The Disparity Grant measures that difference. It compares each county’s per capita income tax yield to the statewide average and fills in part of the gap.

Nine jurisdictions qualify: Baltimore City and Allegany, Caroline, Dorchester, Garrett, Prince George’s, Somerset, Washington, and Wicomico counties. These jurisdictions still must fund the same services as wealthier areas, and the grant helps them do it.

2026 Session: General Assembly Rejects Proposed Cuts

The governor’s budget proposed cutting $27 million from the Disparity Grant and freezing funding for several years.

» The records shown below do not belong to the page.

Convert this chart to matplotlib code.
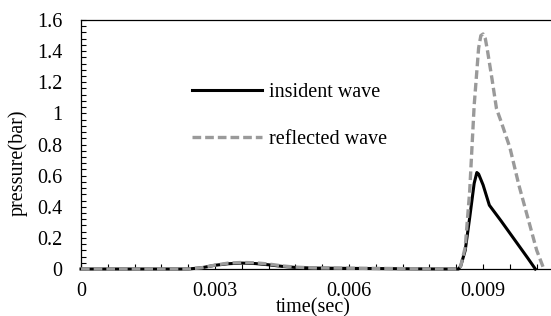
import numpy as np
import matplotlib
matplotlib.use('Agg')
import matplotlib.pyplot as plt
from matplotlib.ticker import MultipleLocator

# time (sec) and pressure (bar)
t_inc = [0, 0.0024, 0.0027, 0.0030, 0.0033, 0.0036, 0.0039, 0.0042, 0.0045,
         0.0048, 0.0052, 0.0060, 0.0070, 0.0080, 0.00845, 0.0085, 0.0086,
         0.0087, 0.0088, 0.00886, 0.0089, 0.0090, 0.00914, 0.0094, 0.0096,
         0.0098, 0.0100, 0.01017]
p_inc = [0, 0, 0.008, 0.024, 0.034, 0.038, 0.035, 0.027, 0.017,
         0.010, 0.006, 0.004, 0.002, 0, 0, 0.02, 0.12,
         0.33, 0.55, 0.62, 0.61, 0.54, 0.41, 0.31, 0.23,
         0.15, 0.07, 0]

t_ref = [0, 0.0024, 0.0027, 0.0030, 0.0033, 0.0036, 0.0039, 0.0042, 0.0045,
         0.0048, 0.0052, 0.0060, 0.0070, 0.0080, 0.00845, 0.0085, 0.0086,
         0.0087, 0.0088, 0.0089, 0.00895, 0.0090, 0.00905, 0.0091, 0.0092,
         0.0093, 0.0094, 0.0096, 0.0098, 0.0100, 0.0102, 0.01036]
p_ref = [0, 0, 0.008, 0.025, 0.038, 0.042, 0.040, 0.032, 0.020,
         0.012, 0.007, 0.005, 0.003, 0, 0, 0.02, 0.14,
         0.50, 1.05, 1.42, 1.50, 1.51, 1.48, 1.40, 1.22,
         1.03, 0.95, 0.78, 0.54, 0.33, 0.12, 0]

x_ticks = [0, 0.003, 0.006, 0.009]
x_labels = ['0', '0.003', '0.006', '0.009']
y_ticks = [0, 0.2, 0.4, 0.6, 0.8, 1.0, 1.2, 1.4, 1.6]
y_labels = ['0', '0.2', '0.4', '0.6', '0.8', '1', '1.2', '1.4', '1.6']

plt.rcParams['font.family'] = ['Liberation Serif', 'DejaVu Serif']
fs = 14.5

fig = plt.figure(figsize=(5.51, 3.16), dpi=100)
ax = fig.add_axes([81 / 551, 47 / 316, 470 / 551, 249 / 316])

ax.plot(t_inc, p_inc, color='black', lw=2.2, label='insident wave',
        clip_on=False, zorder=3)
ax.plot(t_ref, p_ref, color='#9a9a9a', lw=2.4, dashes=(2.6, 1.2),
        label='reflected wave', clip_on=False, zorder=4)

ax.set_xlim(0, 0.01052)
ax.set_ylim(0, 1.6)

ax.set_xticks(x_ticks)
ax.set_xticklabels(x_labels)
ax.set_yticks(y_ticks)
ax.set_yticklabels(y_labels)
ax.xaxis.set_minor_locator(MultipleLocator(0.0006))
ax.yaxis.set_minor_locator(MultipleLocator(0.04))
ax.tick_params(axis='x', which='both', direction='in', length=3.5, width=0.8,
               pad=9, labelsize=fs)
ax.tick_params(axis='y', which='both', direction='in', length=3.5, width=0.8,
               pad=13.5, labelsize=fs)

ax.spines['right'].set_visible(False)
for s in ['left', 'bottom', 'top']:
    ax.spines[s].set_linewidth(0.9)
    ax.spines[s].set_color('black')

ax.legend(loc='center left', bbox_to_anchor=((192 - 81) / 470, 0.6145),
          frameon=False, fontsize=fs, borderpad=0, borderaxespad=0,
          handlelength=3.5, handletextpad=0.3, labelspacing=1.4)

fig.text(313 / 551, 3.5 / 316, 'time(sec)', ha='center', va='baseline',
         fontsize=fs)
fig.text(18 / 551, 1 - 163 / 316, 'pressure(bar)', rotation=90,
         ha='center', va='center', fontsize=fs)

fig.savefig('out.png', dpi=100)
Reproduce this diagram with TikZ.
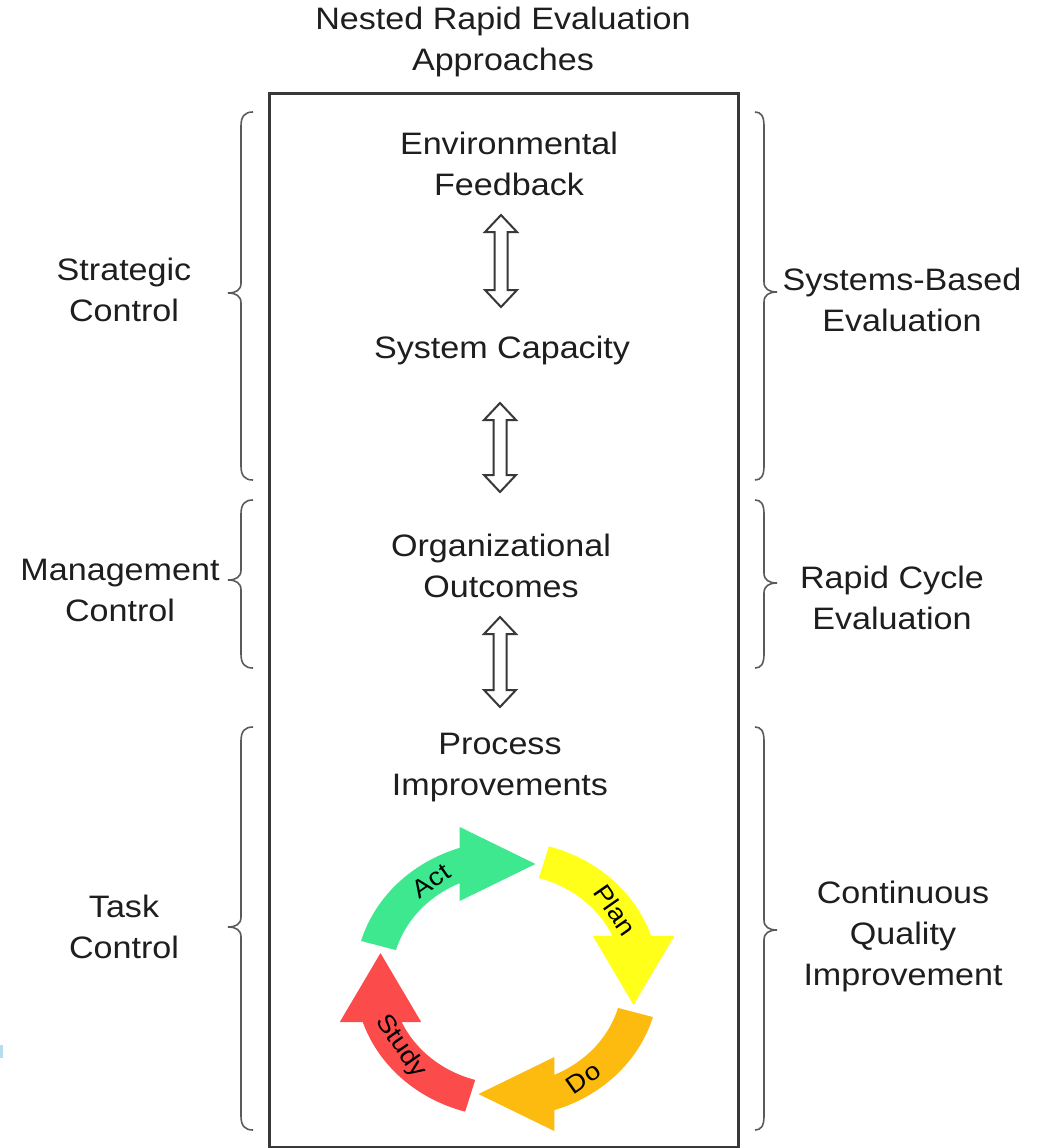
\documentclass[tikz,border=0pt]{standalone}
\usepackage{fontspec}
\setmainfont{Liberation Sans}[FakeStretch=1.1]
\definecolor{ink}{HTML}{1E1E1E}
\definecolor{boxline}{HTML}{383838}
\definecolor{braceline}{HTML}{5A5A5A}
\definecolor{actgreen}{HTML}{3DE88F}
\definecolor{planyellow}{HTML}{FFFF1A}
\definecolor{doorange}{HTML}{FDBA0F}
\definecolor{studyred}{HTML}{FB4B4B}
\definecolor{edgeblue}{HTML}{B5DDEB}

% one curved PDCA arrow, turned clockwise by #1 degrees
\newcommand\pdcaarrow[2]{%
  \fill[#2] plot[domain=164-#1:108.2-#1, samples=40] (\x:138)
    -- (105.8-#1:158) -- (77.3-#1:117.9) -- (118.9-#1:89.1)
    -- plot[domain=114.2-#1:164-#1, samples=40] (\x:105) -- cycle;}

% curly braces: left one opens to the right, right one to the left
\newcommand\leftbrace[3]{%
  \draw[bracestyle] (253,#1) .. controls (245,#1) and (241,#1+4) .. (241,#1+14)
    -- (241,#2-10) .. controls (241,#2-3) and (236,#2) .. (228,#2)
    .. controls (236,#2) and (241,#2+3) .. (241,#2+10)
    -- (241,#3-14) .. controls (241,#3-4) and (245,#3) .. (253,#3);}
\newcommand\rightbrace[3]{%
  \draw[bracestyle] (755,#1) .. controls (761,#1) and (764,#1+4) .. (764,#1+14)
    -- (764,#2-10) .. controls (764,#2-3) and (769,#2) .. (777,#2)
    .. controls (769,#2) and (764,#2+3) .. (764,#2+10)
    -- (764,#3-14) .. controls (764,#3-4) and (761,#3) .. (755,#3);}

\begin{document}
\begin{tikzpicture}[x=1pt,y=-1pt,
  lbl/.style={font=\fontsize{31}{41}\selectfont, text=ink, align=center, inner sep=0pt},
  cyc/.style={font=\fontsize{25}{28}\selectfont, text=black, inner sep=0pt},
  bracestyle/.style={draw=braceline, line width=1.6pt},
  hollow/.style={draw=boxline, line width=2pt, fill=white, line join=miter},
  dblarrow/.pic={\draw[hollow] (0,0) -- (16,17) -- (6.5,17) -- (6.5,#1-17)
      -- (16,#1-17) -- (0,#1) -- (-16,#1-17) -- (-6.5,#1-17) -- (-6.5,17)
      -- (-16,17) -- cycle;}]
\useasboundingbox (0,0) rectangle (1050,1148);
\fill[white] (0,0) rectangle (1050,1148);

% frame
\draw[boxline, line width=3pt] (269,93) rectangle (738,1147);
\fill[edgeblue] (0,1045) rectangle (2.5,1058);

% titles and levels
\node[lbl] (title) at (503,42) {Nested Rapid Evaluation\\Approaches};
\node[lbl] (env) at (509,164) {Environmental\\Feedback};
\node[lbl] (cap) at (502,350) {System Capacity};
\node[lbl] (org) at (501,566) {Organizational\\Outcomes};
\node[lbl] (proc) at (500,768) {Process\\Improvements};

\node[lbl] (strat) at (124,290) {Strategic\\Control};
\node[lbl] (mgmt) at (120,590) {Management\\Control};
\node[lbl] (task) at (124,927) {Task\\Control};

\node[lbl] (sys) at (902,300) {Systems-Based\\Evaluation};
\node[lbl] (rapid) at (892,598) {Rapid Cycle\\Evaluation};
\node[lbl] (cqi) at (903,936) {Continuous\\Quality\\Improvement};

% hollow two-way arrows between the levels
\pic at (501,215) {dblarrow=92};
\pic at (500,403) {dblarrow=89};
\pic at (500,617) {dblarrow=90};

% braces
\leftbrace{112}{293}{480}
\leftbrace{500}{580}{668}
\leftbrace{727}{927}{1130}
\rightbrace{112}{292}{480}
\rightbrace{500}{583}{668}
\rightbrace{727}{930}{1130}

% PDCA cycle
\begin{scope}[shift={(507,979)}, x=1.1pt, y=1pt]
  \pdcaarrow{90}{planyellow}
  \pdcaarrow{180}{doorange}
  \pdcaarrow{270}{studyred}
  \pdcaarrow{0}{actgreen}
  \node[cyc, rotate=35] (act) at (125:120) {Act};
  \node[cyc, rotate=-55] (plan) at (35:120) {Plan};
  \node[cyc, rotate=35] (do) at (-55:121) {Do};
  \node[cyc, rotate=-55] (study) at (-145:118) {Study};
\end{scope}
\end{tikzpicture}
\end{document}
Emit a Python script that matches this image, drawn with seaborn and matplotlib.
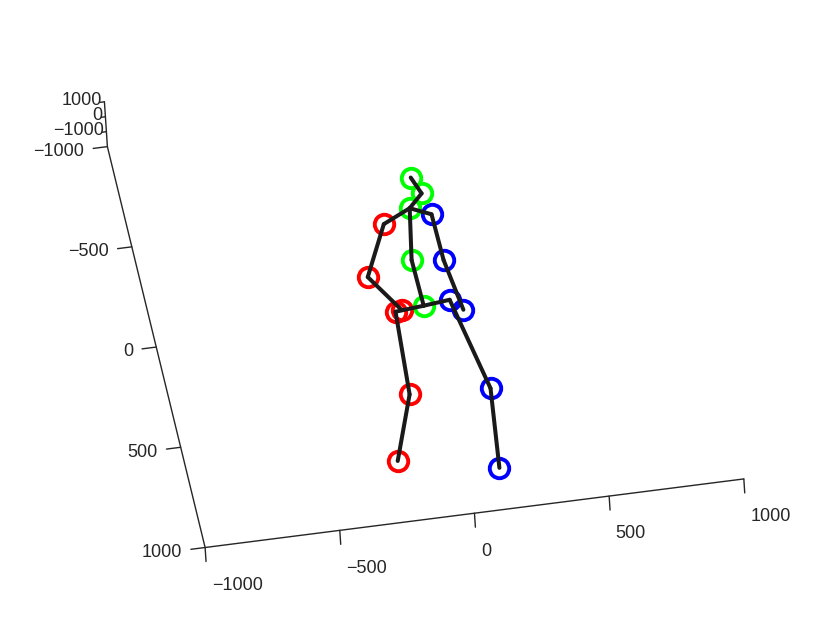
import numpy as np
import matplotlib
matplotlib.use("Agg")
import matplotlib.pyplot as plt
import seaborn as sns

# 17 joint skeleton (h36m order)
joint_x = [-15, -122, -143, -246, 84, 153, 114, -18, 21, 78, 52, 94, 97, 126, -86, -190, -96]
joint_v = [74, 88, 490, 818, 59, 516, 915, -158, -413, -486, -564, -368, -137, 106, -353, -109, 63]
joint_d = [-500, -470, -560, -380, -530, -485, -365, -545, -590, -710, -635, -560, -530, -665, -605, -635, -740]

bones = [(0, 1), (1, 2), (2, 3), (0, 4), (4, 5), (5, 6), (0, 7), (7, 8), (8, 9),
         (9, 10), (8, 11), (11, 12), (12, 13), (8, 14), (14, 15), (15, 16)]
side = ['c', 'r', 'r', 'r', 'l', 'l', 'l', 'c', 'c', 'c', 'c', 'l', 'l', 'l', 'r', 'r', 'r']

ticks_x = [-1000, -500, 0, 500, 1000]
ticks_v = [-1000, -500, 0, 500, 1000]
ticks_d = [-1000, 0, 1000]

sns.set_style("white")
plt.rcParams['font.family'] = ['Liberation Sans', 'DejaVu Sans']
plt.rcParams['font.size'] = 13

pal = {'r': (1, 0, 0), 'l': (0, 0, 1), 'c': (0, 1, 0)}

fig = plt.figure(figsize=(8.22, 6.17), dpi=100)
ax = fig.add_axes([0.1411, 0.0300, 0.73, 0.9725], projection='3d', computed_zorder=False)
ax.set_proj_type('ortho')

x = np.array(joint_x)
v = np.array(joint_v)
d = np.array(joint_d)

for s in ['r', 'l', 'c']:
    idx = [i for i, k in enumerate(side) if k == s]
    ax.plot(x[idx], d[idx], v[idx], 'o', ms=14, mfc='none', mec=pal[s], mew=2.8, zorder=2)

for a, b in bones:
    ax.plot([x[a], x[b]], [d[a], d[b]], [v[a], v[b]], color='#1a1a1a', lw=2.9, zorder=3)

ax.set_xlim(-1000, 1000)
ax.set_ylim(-2000, 1000)
ax.set_zlim(1000, -1000)
ax.set_xticks(ticks_x)
ax.set_yticks(ticks_d)
ax.set_zticks(ticks_v)
ax.set_box_aspect((1, 0.102, 1.273), zoom=1.43)
ax.view_init(elev=53.5, azim=-82.0, roll=13.7)
ax.grid(False)
ax.zaxis.set_ticks_position('lower')
ax.yaxis.set_ticks_position('lower')
# z ticks should point along x (to the left), like the x ticks point down
ax.zaxis._get_tickdir = lambda position: 0

tick_in = {'x': 3.9, 'y': 0.0, 'z': 0.0}
tick_out = {'x': 0.0, 'y': 0.1, 'z': 0.33}
for name, axis in zip('xyz', [ax.xaxis, ax.yaxis, ax.zaxis]):
    axis.set_pane_color((1, 1, 1, 0))
    axis.pane.set_edgecolor((1, 1, 1, 0))
    axis.line.set_color('#262626')
    axis.line.set_linewidth(1.0)
    axis._axinfo['tick']['inward_factor'] = tick_in[name]
    axis._axinfo['tick']['outward_factor'] = tick_out[name]
    axis._axinfo['tick']['linewidth'] = {True: 1.0, False: 1.0}
    axis._axinfo['tick']['color'] = '#262626'
ax.tick_params(colors='#262626', labelsize=13)
ax.tick_params(axis='x', pad=6.8)
ax.tick_params(axis='z', pad=1.7)
ax.tick_params(axis='y', pad=-7)
for lab in ax.get_xticklabels():
    lab.set_ha('left')
for lab in ax.get_yticklabels():
    lab.set_ha('right')
    lab.set_va('center')
for lab in ax.get_zticklabels():
    lab.set_ha('right')
    lab.set_va('center')

fig.savefig('out.png', dpi=100)
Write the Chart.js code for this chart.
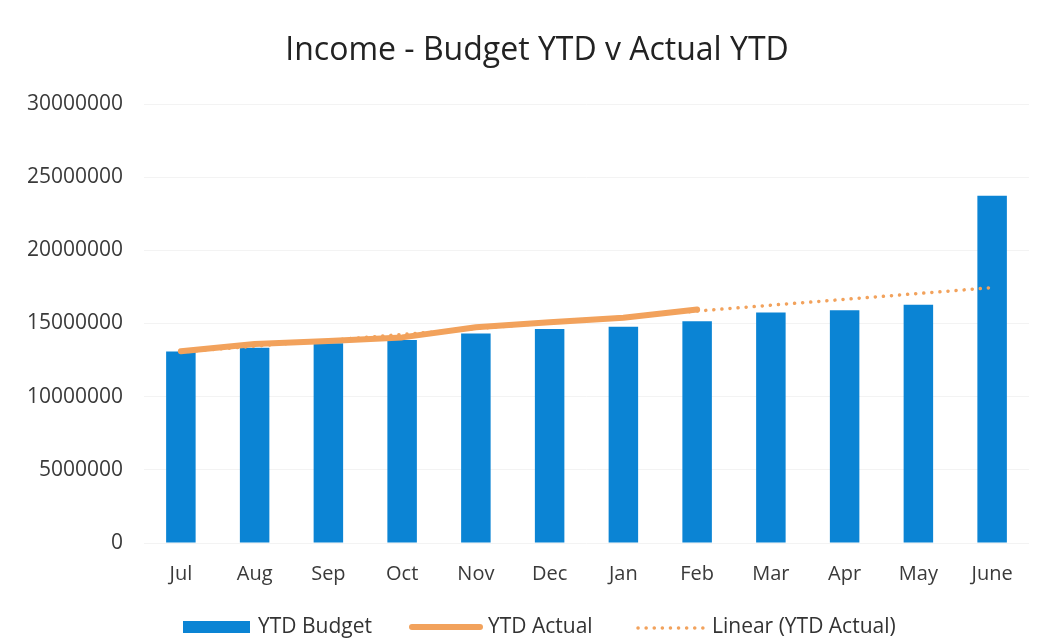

MACo urged the General Assembly to reject that approach. Counties made clear that the proposal would eliminate formula-driven increases and further weaken a program designed to address real differences in local tax capacity.

The General Assembly rejected the proposal.

That decision preserves funding at a level counties rely on and avoids widening the gap between jurisdictions with strong and limited tax bases. At the same time, the State continues to cap the program below what the formula would otherwise provide, leaving the broader issue unresolved.

Why the Numbers Don’t Add Up

The State runs a calculation each year to determine how much funding eligible counties should receive.

For fiscal 2027, that calculation reaches about $261 million statewide.

The net effect of cap/floor provisions reduces that amount to about $204 million, withholding roughly $57 million in formula-driven funding.


Source: Maryland Department of Legislative Services

Over the past several years alone, State caps and policy overrides have reduced Disparity Grant funding by well over $150 million compared to formula-driven levels. Since the 2009 cap, the cumulative impact has reached into the hundreds of millions.

That gap does not reflect changes in need. It reflects policy decisions that limit how much of the formula the State delivers.

Who Qualifies and Why It Matters

The Disparity Grant targets counties with weaker income tax capacity.

The State measures how much revenue each county generates per resident and compares it to the statewide average. Counties below that threshold qualify for support.

Local effort matters. Counties that raise their income tax rates receive more support, with the highest benefit going to jurisdictions at or near the maximum rate.

Even then, the gap remains.

For example, Baltimore City taxes at the maximum rate but still generates far less per resident than wealthier counties. Prince George’s County, Wicomico County, and others face similar challenges. They must fund the same services with fewer available resources.

The Disparity Grant helps close that gap, but it does not eliminate it.

How the State Changed the Program

The Disparity Grant started as a formula-driven equalization tool. It aimed to bring lower-capacity counties closer to 75% of the statewide average.

That changed over time.

In 2009, the State froze funding at fiscal 2010 levels. That broke the link between funding and current economic conditions.

Later changes added minimum funding levels tied to local tax effort. Counties that raised rates qualified for higher minimum shares, including a 75% floor for those at the maximum rate.

These changes get layered on top of each other. The result is a system shaped as much by policy decisions as by the underlying formula.

Why It Swings So Much

The Disparity Grant relies on a single year of income data.

That creates volatility. Capital gains and other non-wage income can drive large swings, especially in higher-income counties. When those numbers rise, the gap between counties grows. When they fall, the gap shrinks.

That movement drives changes in the formula from one year to the next.

Local tax decisions add another layer. Counties that lower their rates lose eligibility for certain funding levels, while counties at the maximum rate depend more heavily on the program.

The Core Problem: Instability

Counties have done what the system asks. They increased tax effort, met eligibility requirements, and built budgets around the program.

The funding does not follow consistently.

The State limits the program from year to year. Counties cannot rely on the amount calculated when building budgets.

That creates uncertainty and adds pressure to counties that already operate with limited fiscal flexibility.

Bottom Line

The Disparity Grant addresses a real gap in Maryland’s tax system.

The General Assembly’s decision this year avoided another reduction and preserved current funding levels. But the State continues to limit how much of that gap it will fund.

Until that changes, counties will continue to plan around a system that does not fully deliver what it promises.